George Clinton wanted to bridge rock and funk music on Funkadelic's self-titled debut album. He had a less ambitious goal in mind when it came to their second LP, Free Your Mind ... and Your Ass Will Follow, which was released a mere five months later: He wanted to make an entire record high on acid.

Funkadelic, released in February 1970, was conceived as a melting pot of musical styles from the era. Clinton had formed the band from the ashes of the Parliaments, an R&B vocal group that had a few minor hits in the '60s.

With Funkadelic, he aimed bigger. Grabbing inspiration from a number of contemporary artists – spanning James Brown to the Grateful Dead – Clinton set out to answer a musical question he'd eventually ask on 1978's One Nation Under a Groove: "Who Says a Funk Band Can't Play Rock?"

But Free Your Mind ... , while still building on those same foundations, explored new corners when it was released in July. As Clinton wrote in his 2014 memoir, Brothas Be, Yo Like George, Ain't That Funkin' Kinda Hard on You?, "It dealt with lots of the things that were in the air at the time: issues of social control, self-awareness, the failure of intellectuals to connect their utopian philosophies to what was actually happening on the street."

Listen to Funkadelic's 'Free Your Mind and Your Ass Will Follow'

But, more crucially, as Clinton noted, the album "was written almost entirely on LSD. You can hear it in the guitar sound we got, and the way we produced it, and you can read it in the lyrics and the song titles."

No kidding.

It's all summed up in the sprawling, 10-minute opening title track, a slow-simmering freak-out that sounds like a thrown-together mix of the Temptations, MC5 and Jimi Hendrix that piles on disoriented (and disorienting) solos, distortion and a sermon that's more Saturday night than Sunday morning.
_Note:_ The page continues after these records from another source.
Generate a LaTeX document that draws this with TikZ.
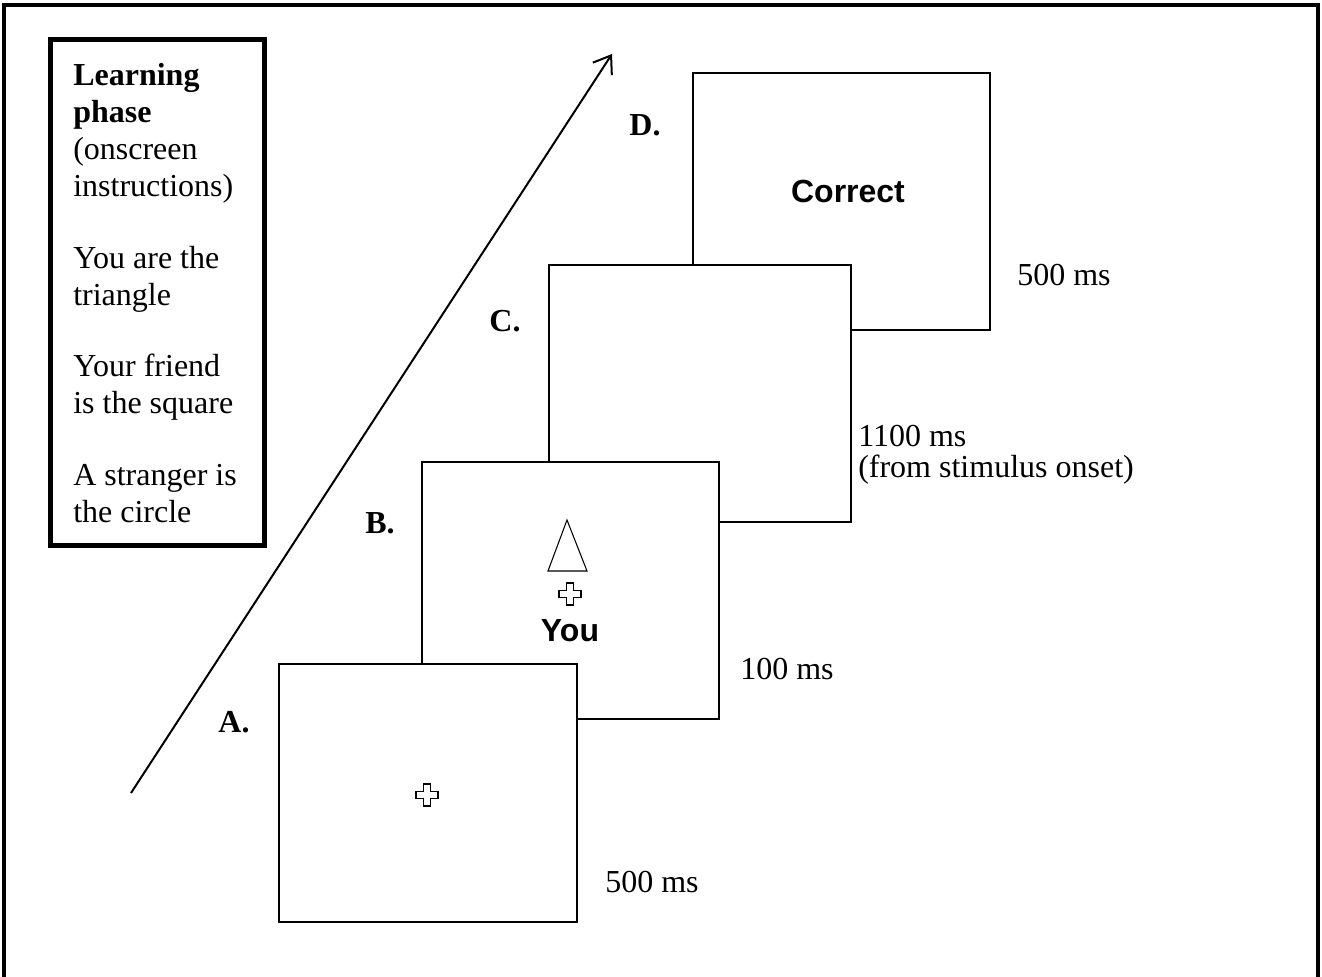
\documentclass[tikz,border=0pt]{standalone}
\usepackage{fontspec}
\setmainfont{Liberation Serif}
\setsansfont{Liberation Sans}
\usetikzlibrary{arrows.meta,calc}
\newcommand{\fixcross}[2]{%
  \draw[cross] ($(#1,#2)+(-3.8,-11)$) -- ++(7.6,0) -- ++(0,7.2) -- ++(7.2,0) -- ++(0,7.6)
   -- ++(-7.2,0) -- ++(0,7.2) -- ++(-7.6,0) -- ++(0,-7.2) -- ++(-7.2,0) -- ++(0,-7.6) -- ++(7.2,0) -- cycle;}
\begin{document}
\begin{tikzpicture}[x=0.75pt,y=-0.75pt,
  screen/.style={draw=black,line width=0.8pt,fill=white,inner sep=0pt},
  durtxt/.style={anchor=west,inner sep=0pt,font=\fontsize{24}{27.75}\selectfont},
  lettxt/.style={anchor=center,inner sep=0pt,font=\fontsize{24}{27.75}\selectfont\bfseries},
  cross/.style={draw=black,line width=0.9pt,fill=white},
  bigsans/.style={inner sep=0pt,font=\fontsize{24}{28}\selectfont\sffamily\bfseries}]
\useasboundingbox (0,0) rectangle (1322,977);
% outer frame (bottom edge not visible)
\draw[line width=3pt] (4,980) -- (4,5) -- (1318,5) -- (1318,980);
% instruction box
\node[draw=black,line width=3.75pt,inner sep=0pt,minimum width=160.5pt,minimum height=378.75pt] (instr) at (157,292.5) {};
\node[anchor=north west,inner sep=0pt,text width=180pt,align=flush left,
      font=\fontsize{24}{27.75}\selectfont] (itext) at (73,63)
 {\textbf{Learning}\\ \textbf{phase}\\ (onscreen\\ instructions)\\[26pt]
  You are the\\ triangle\\[26pt]
  Your friend\\ is the square\\[26pt]
  A stranger is\\ the circle};
% time arrow
\coordinate (tstart) at (131,793);
\coordinate (tend) at (612,54);
\draw[line width=1.5pt,-{Straight Barb[length=12pt,width=17pt,line width=1.5pt]}] (tstart) -- (tend);
% screens, back to front
\node[screen,minimum width=222.75pt,minimum height=192.75pt] (D) at (841.5,201.5) {};
\node[screen,minimum width=226.5pt,minimum height=192.75pt] (C) at (700,393.5) {};
\node[screen,minimum width=222.75pt,minimum height=192.75pt] (B) at (570.5,590.5) {};
\node[screen,minimum width=223.5pt,minimum height=193.5pt] (A) at (428,793) {};
% screen contents
\node[bigsans] (correct) at (848,191) {Correct};
\draw[line width=0.8pt,fill=white] (567,520) -- (587,571) -- (548,571) -- cycle;
\fixcross{570}{594}
\node[bigsans] (you) at (570,631) {You};
\fixcross{427}{795}
% labels
\node[lettxt] (la) at (234,722) {A.};
\node[lettxt] (lb) at (380,523) {B.};
\node[lettxt] (lc) at (505,321) {C.};
\node[lettxt] (ld) at (645,125) {D.};
% durations
\node[durtxt] (ta) at (605,882) {500 ms};
\node[durtxt] (tb) at (740,669) {100 ms};
\node[durtxt] (tc) at (858,436) {1100 ms};
\node[durtxt] (tc2) at (858,470) {(from stimulus onset)};
\node[durtxt] (td) at (1017,275) {500 ms};
\end{tikzpicture}
\end{document}
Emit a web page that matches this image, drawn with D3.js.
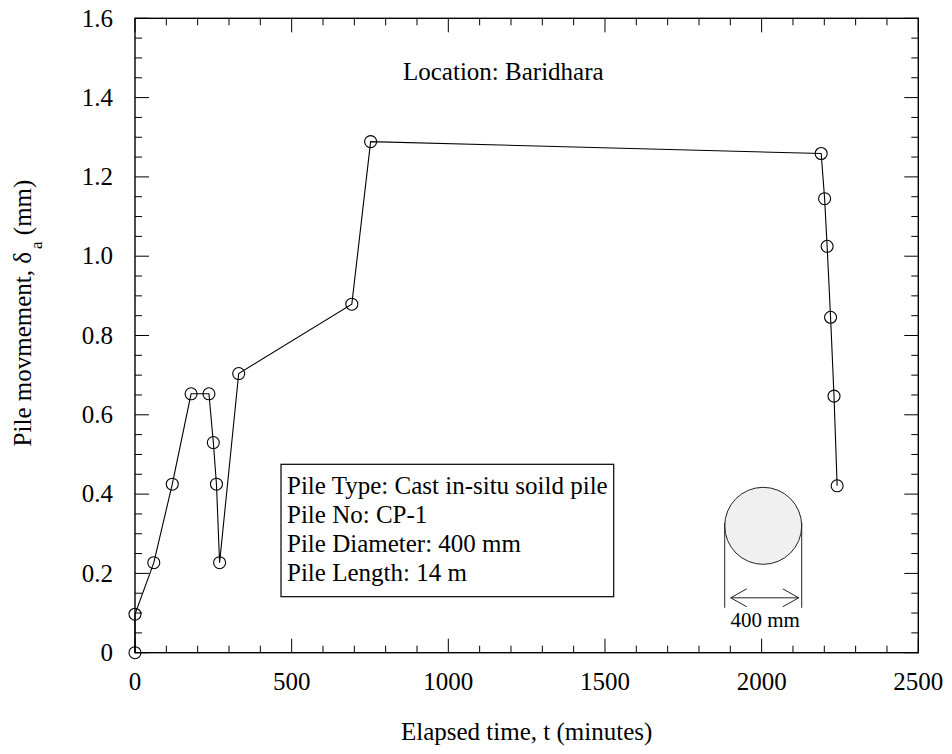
<!DOCTYPE html>
<html>
<head>
<meta charset="utf-8">
<script src="https://cdn.jsdelivr.net/npm/d3@7"></script>
<style>
  html, body { margin: 0; padding: 0; background: #fff; }
  svg text { font-family: "Liberation Serif", "Times New Roman", serif; fill: #000; }
</style>
</head>
<body>
<svg id="chart" width="952" height="754" font-family="Liberation Serif, Times New Roman, serif"></svg>
<script>
// Elapsed time (minutes) and measured pile movement (mm)
const elapsedTime = [0, 0, 60, 119, 179, 236, 250, 260, 270, 331, 692, 752, 2190, 2201, 2209, 2220, 2231, 2241];
const pileMovement = [0, 0.097, 0.227, 0.425, 0.653, 0.653, 0.53, 0.425, 0.227, 0.704, 0.879, 1.289, 1.259, 1.145, 1.025, 0.846, 0.647, 0.421];

const xTicks = [0, 500, 1000, 1500, 2000, 2500];
const yTicks = [0, 0.2, 0.4, 0.6, 0.8, 1.0, 1.2, 1.4, 1.6];
const xTickLabels = ["0", "500", "1000", "1500", "2000", "2500"];
const yTickLabels = ["0", "0.2", "0.4", "0.6", "0.8", "1.0", "1.2", "1.4", "1.6"];

const locationText = "Location: Baridhara";
const infoLines = [
  "Pile Type: Cast in-situ soild pile",
  "Pile No: CP-1",
  "Pile Diameter: 400 mm",
  "Pile Length: 14 m"
];
const sectionLabel = "400 mm";

const svg = d3.select("#chart");
const margin = { top: 18.3, left: 135, right: 952 - 918.3, bottom: 754 - 652.7 };
const W = 952 - margin.left - margin.right;
const H = 754 - margin.top - margin.bottom;

const x = d3.scaleLinear().domain([0, 2500]).range([0, W]);
const y = d3.scaleLinear().domain([0, 1.6]).range([H, 0]);

const g = svg.append("g").attr("transform", `translate(${margin.left},${margin.top})`);

// Inward ticks on all four sides: major + minor
const xMinor = d3.range(0, 2501, 100).filter(v => v % 500 !== 0);
const yMinor = d3.range(0, 33).map(i => +(i * 0.05).toFixed(2)).filter(v => Math.abs(v * 5 - Math.round(v * 5)) > 1e-6);
const MAJ = 14, MIN = 7;
const tickG = g.append("g").attr("stroke", "#000").attr("stroke-width", 1);

function vTicks(vals, len, edgeY, dir) {
  tickG.selectAll(null).data(vals).enter().append("line")
    .attr("x1", d => x(d)).attr("x2", d => x(d))
    .attr("y1", edgeY).attr("y2", edgeY + dir * len);
}
function hTicks(vals, len, edgeX, dir) {
  tickG.selectAll(null).data(vals).enter().append("line")
    .attr("y1", d => y(d)).attr("y2", d => y(d))
    .attr("x1", edgeX).attr("x2", edgeX + dir * len);
}
vTicks(xTicks, MAJ, H, -1); vTicks(xMinor, MIN, H, -1);
vTicks(xTicks, MAJ, 0, 1);  vTicks(xMinor, MIN, 0, 1);
hTicks(yTicks, MAJ, 0, 1);  hTicks(yMinor, MIN, 0, 1);
hTicks(yTicks, MAJ, W, -1); hTicks(yMinor, MIN, W, -1);

// Frame
g.append("rect").attr("x", 0).attr("y", 0).attr("width", W).attr("height", H)
  .attr("fill", "none").attr("stroke", "#000").attr("stroke-width", 1.4);

// Tick labels
g.append("g").selectAll("text").data(xTicks).enter().append("text")
  .attr("x", d => x(d)).attr("y", H + 37)
  .attr("text-anchor", "middle").attr("font-size", 25)
  .text((d, i) => xTickLabels[i]);
g.append("g").selectAll("text").data(yTicks).enter().append("text")
  .attr("x", -22).attr("y", d => y(d)).attr("dy", "0.33em")
  .attr("text-anchor", "end").attr("font-size", 25)
  .text((d, i) => yTickLabels[i]);

// Axis titles
svg.append("text")
  .attr("x", margin.left + W / 2).attr("y", 740)
  .attr("text-anchor", "middle").attr("font-size", 25)
  .text("Elapsed time, t (minutes)");

const yTitle = svg.append("text")
  .attr("transform", `translate(31,313) rotate(-90)`)
  .attr("text-anchor", "middle").attr("font-size", 25);
yTitle.append("tspan").text("Pile movmement, δ");
yTitle.append("tspan").attr("font-size", 17).attr("dx", 3).attr("dy", 11).text("a");
yTitle.append("tspan").attr("dy", -11).text(" (mm)");

// Data line and markers
const pts = elapsedTime.map((t, i) => [t, pileMovement[i]]);
g.append("path").datum(pts)
  .attr("fill", "none").attr("stroke", "#000").attr("stroke-width", 1.1)
  .attr("d", d3.line().x(d => x(d[0])).y(d => y(d[1])));
g.append("g").selectAll("circle").data(pts).enter().append("circle")
  .attr("cx", d => x(d[0])).attr("cy", d => y(d[1])).attr("r", 6)
  .attr("fill", "none").attr("stroke", "#000").attr("stroke-width", 1.1);

// Location label
g.append("text").attr("x", 403 - margin.left).attr("y", 80 - margin.top)
  .attr("font-size", 25).text(locationText);

// Pile information box
const info = g.append("g");
const infoText = info.append("text").attr("font-size", 25);
infoLines.forEach((line, i) => {
  infoText.append("tspan").attr("x", 287 - margin.left).attr("y", 494.3 - margin.top + i * 29).text(line);
});
const bb = infoText.node().getBBox();
info.insert("rect", "text")
  .attr("x", 281 - margin.left).attr("y", 464.3 - margin.top)
  .attr("width", bb.x + bb.width + 6 - (281 - margin.left))
  .attr("height", 596.7 - 464.3)
  .attr("fill", "#fff").attr("stroke", "#000").attr("stroke-width", 1.2);

// Pile cross-section sketch with diameter dimension
const cx = x(2005), cy = y(0.32), r = 38.5;
const sec = g.append("g").attr("stroke", "#222").attr("stroke-width", 1);
sec.append("circle").attr("cx", cx).attr("cy", cy).attr("r", r).attr("fill", "#f0f0f0");
sec.append("line").attr("x1", cx - r).attr("x2", cx - r).attr("y1", cy - 3).attr("y2", cy + 82);
sec.append("line").attr("x1", cx + r).attr("x2", cx + r).attr("y1", cy - 3).attr("y2", cy + 82);
const ay = cy + 72;
sec.append("line").attr("x1", cx - r + 6).attr("x2", cx + r - 3).attr("y1", ay).attr("y2", ay);
sec.append("path").attr("fill", "none")
  .attr("d", `M${cx - r + 22},${ay - 9} L${cx - r + 6},${ay} L${cx - r + 22},${ay + 9}`);
sec.append("path").attr("fill", "none")
  .attr("d", `M${cx + r - 19},${ay - 9} L${cx + r - 3},${ay} L${cx + r - 19},${ay + 9}`);
g.append("text").attr("x", cx + 2).attr("y", cy + 101)
  .attr("text-anchor", "middle").attr("font-size", 21).text(sectionLabel);
</script>
</body>
</html>
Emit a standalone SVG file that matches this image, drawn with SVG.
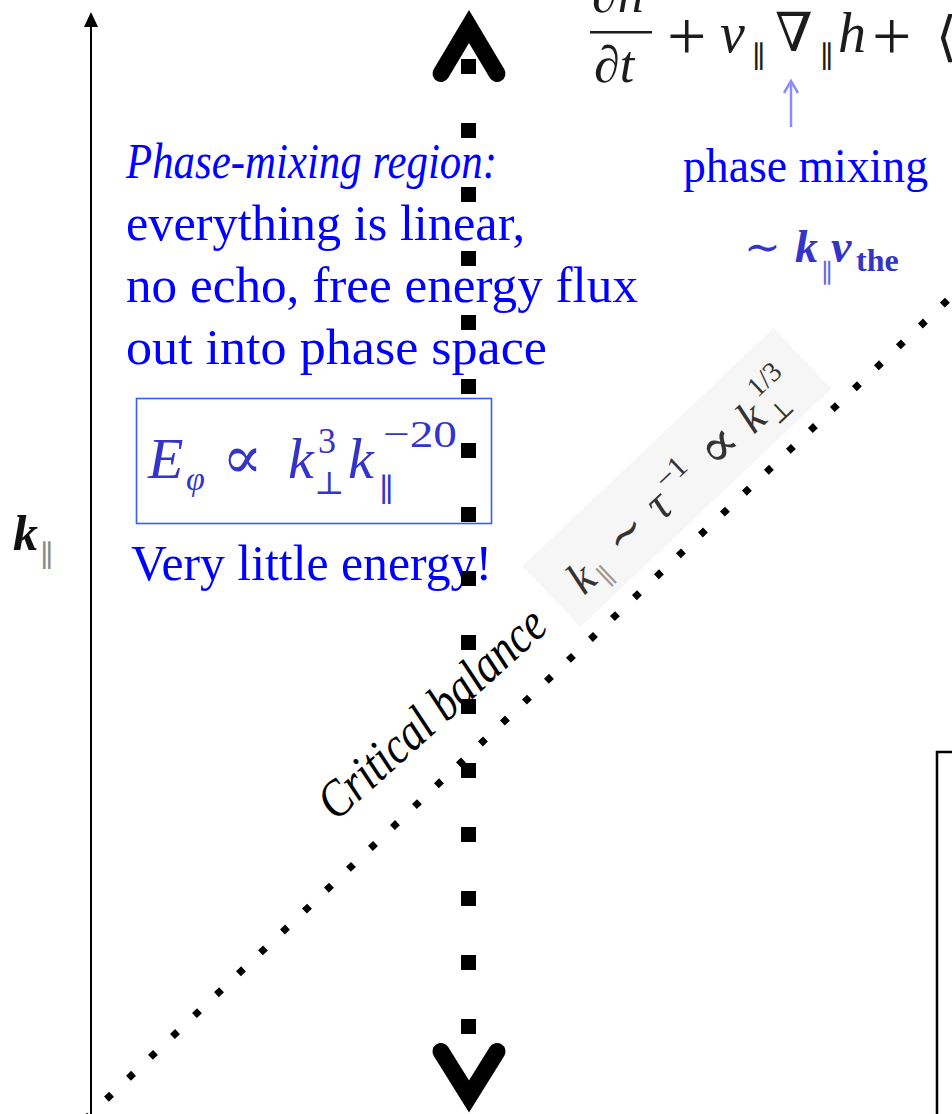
<svg xmlns="http://www.w3.org/2000/svg" width="952" height="1114" viewBox="0 0 952 1114">
<style>
.t{font-family:"Liberation Serif","DejaVu Serif",serif;}
.blue{fill:#0000ff;}
.it{font-style:italic;}
.eq{fill:#1c1c1c;}
.meq{fill:#3434c8;}
.lab{fill:#333333;}
</style>
<rect width="952" height="1114" fill="#ffffff"/>

<g id="axis">
<line x1="91" y1="1114" x2="91" y2="24" stroke="#000" stroke-width="2"/>
<polygon points="91,12 84,27 98,27" fill="#000"/>
<text class="t it" x="13" y="550" font-size="50" font-weight="bold" fill="#111">k</text>
<text class="t" x="40" y="566" font-size="30" fill="#888">∥</text>
</g>

<g id="equation-top">
<text class="t it eq" x="592" y="12" font-size="52">∂h</text>
<rect x="590" y="31" width="62" height="2.5" fill="#1c1c1c"/>
<text class="t it eq" x="594" y="82" font-size="52">∂t</text>
<text class="t eq" x="667" y="60" font-size="70">+</text>
<text class="t it eq" x="720" y="52" font-size="56">v</text>
<text class="t eq" x="752" y="67" font-size="30">∥</text>
<text class="t eq" x="775" y="51" font-size="54">∇</text>
<text class="t eq" x="820" y="67" font-size="30">∥</text>
<text class="t it eq" x="838" y="52" font-size="56">h</text>
<text class="t eq" x="872" y="60" font-size="70">+</text>
<text class="t eq" x="936" y="55" font-size="54">⟨</text>
</g>

<g id="phase-mixing-label">
<line x1="791" y1="127" x2="791" y2="82" stroke="#8c8cff" stroke-width="2.5"/>
<polyline points="784,93 791,81 798,93" fill="none" stroke="#8c8cff" stroke-width="2.5"/>
<text class="t blue" x="683" y="182" font-size="48" textLength="245" lengthAdjust="spacingAndGlyphs">phase mixing</text>
<text class="t meq" x="744" y="262" font-size="44">∼</text>
<text class="t it meq" x="795" y="262" font-size="46" font-weight="bold">k</text>
<text class="t" x="821" y="282" font-size="26" fill="#6a6ad8">∥</text>
<text class="t it meq" x="831" y="262" font-size="46" font-weight="bold">v</text>
<text class="t meq" x="856" y="271" font-size="32" font-weight="bold">the</text>
</g>

<g id="phase-mixing-region">
<text class="t it blue" x="126" y="178" font-size="51" textLength="371" lengthAdjust="spacingAndGlyphs">Phase-mixing region:</text>
<text class="t blue" x="126" y="240" font-size="51" textLength="399" lengthAdjust="spacingAndGlyphs">everything is linear,</text>
<text class="t blue" x="126" y="302" font-size="51" textLength="512" lengthAdjust="spacingAndGlyphs">no echo, free energy flux</text>
<text class="t blue" x="126" y="364" font-size="51" textLength="421" lengthAdjust="spacingAndGlyphs">out into phase space</text>
</g>

<g id="energy-box">
<rect x="136.5" y="398.5" width="355" height="125" fill="none" stroke="#2f5fff" stroke-width="1.6"/>
<text class="t it meq" x="148" y="478" font-size="58">E</text>
<text class="t it meq" x="186" y="490" font-size="34">φ</text>
<text class="t meq" x="222" y="478" font-size="60">∝</text>
<text class="t it meq" x="288" y="478" font-size="58">k</text>
<text class="t meq" x="318" y="453" font-size="36">3</text>
<text class="t meq" x="314" y="494" font-size="32">⊥</text>
<text class="t it meq" x="348" y="478" font-size="58">k</text>
<text class="t meq" x="379" y="501" font-size="32">∥</text>
<text class="t meq" x="383" y="447" font-size="38" textLength="74" lengthAdjust="spacingAndGlyphs">−20</text>
</g>

<g id="little-energy">
<text class="t blue" x="131" y="580" font-size="51" textLength="361" lengthAdjust="spacingAndGlyphs">Very little energy!</text>
</g>

<g id="critical-balance-formula" transform="translate(584,596) rotate(-43.5)">
<rect x="-24" y="-64" width="346" height="84" fill="#f6f6f6"/>
<text class="t it lab" x="0" y="0" font-size="46">k</text>
<text class="t" x="24" y="10" font-size="26" fill="#999">∥</text>
<text class="t lab" x="54" y="-2" font-size="46">∼</text>
<text class="t it lab" x="108" y="0" font-size="48">τ</text>
<text class="t lab" x="132" y="-20" font-size="30">−1</text>
<text class="t lab" x="182" y="2" font-size="56">∝</text>
<text class="t it lab" x="234" y="0" font-size="46">k</text>
<text class="t lab" x="258" y="10" font-size="26">⊥</text>
<text class="t lab" x="262" y="-24" font-size="28">1/3</text>
</g>

<g id="critical-balance-label" transform="translate(336,822) rotate(-42)">
<text class="t it" x="0" y="0" font-size="52" fill="#000" textLength="288" lengthAdjust="spacingAndGlyphs">Critical balance</text>
</g>

<g id="right-box">
<rect x="937" y="752" width="40" height="400" fill="none" stroke="#000" stroke-width="2.5"/>
</g>

<g id="connectors">
<line id="critical-balance-line" x1="84" y1="1120.45" x2="960" y2="288.25" stroke="#000" stroke-width="7" stroke-dasharray="7 23.34" stroke-dashoffset="-0.64"/>
<line id="scale-line" x1="468.5" y1="59" x2="468.5" y2="1034" stroke="#000" stroke-width="15" stroke-dasharray="15 49"/>
<polyline points="441,73.5 469,26.5 497,73.5" fill="none" stroke="#000" stroke-width="17" stroke-linecap="round" stroke-linejoin="miter"/>
<polyline points="441,1051.5 469,1096.5 497,1051.5" fill="none" stroke="#000" stroke-width="17" stroke-linecap="round" stroke-linejoin="miter"/>
</g>
</svg>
"Free Your Mind and Your Ass Will Follow" is a near-religious experience, which is intentional. The entire album skirts a line between the spiritual and secular worlds, finding a middle ground - no doubt guided by those inspiring acid trips - that wasn't out of step with counterculture thinking of the era.

It's not only the best song Funkadelic recorded and released in 1970, it's the most representative. Free Your Mind ... sounds like a sequel to Funkadelic – not that surprising considering the brief gap between the albums and the similar lineups. But there's also a move toward the next step in their evolution.

"It was also the true beginning of another phase in black music," Clinton wrote in his book. "There had been hints of social awareness a year later, when songs like [the Temptations'] 'Cloud Nine' found the old guard moving tentatively into this new space. But that was nothing compared to what was starting to happen."

Listen to Funkadelic's 'I Wanna Know If It's Good to You?'

Citing milestone records like Marvin Gaye's What's Going On and Sly and the Family Stone's There's a Riot Goin' On, both released in 1971, Clinton noted that Funkadelic's second album "was released right at the head of that new trend." The similarities are there, but Free Your Mind ... isn't quite on the same page.

It's rougher, more out-there and the most difficult listen of those early '70s classics. Instruments feverishly pan back and forth between speakers, passages unravel backward and everything sounds coated in a thick layer of sludge. "Friday Night, August 14th," "Funky Dollar Bill," "Eulogy and Light" and "I Wanna Know If It's Good to You?," which was released as a single after being edited from its six-minute LP length, find Clinton setting up Funkadelic's next voyage. Eddie Hazel's guitar and Bernie Worrell's keyboards tend to grab the spotlight, but this is an ensemble piece, right down to four different singers taking lead on the LP's six songs.

And whether they're probing the affects of consumerism or class welfare, or just tossing out weird-ass declarations rooted somewhere between the church and outer space, this Funkadelic lineup was as much about feeding your mind as they were about freeing it.

Free Your Mind ... and Your Ass Will Follow made it to No. 92, Funkadelic's highest-charting album until their classic One Nation Under a Groove reached the Top 20 eight years later. Likewise, the No. 81 peak for "I Wanna Know If It's Good to You?" wasn't topped until Nation's title track climbed into the Top 30. Still, this isn't a commercial or mainstream listen.

More than anything it's the sound of a band finding its groove. "We saw the way that the late '60s were peeling away from the Summer of Love," Clinton said in Brothas Be, Yo Like George, Ain't That Funkin' Kinda Hard on You? "We sensed the '70s coming." So, it was recorded quickly, and Clinton didn't overthink much, allowing instincts to totally take over. The acid did the rest.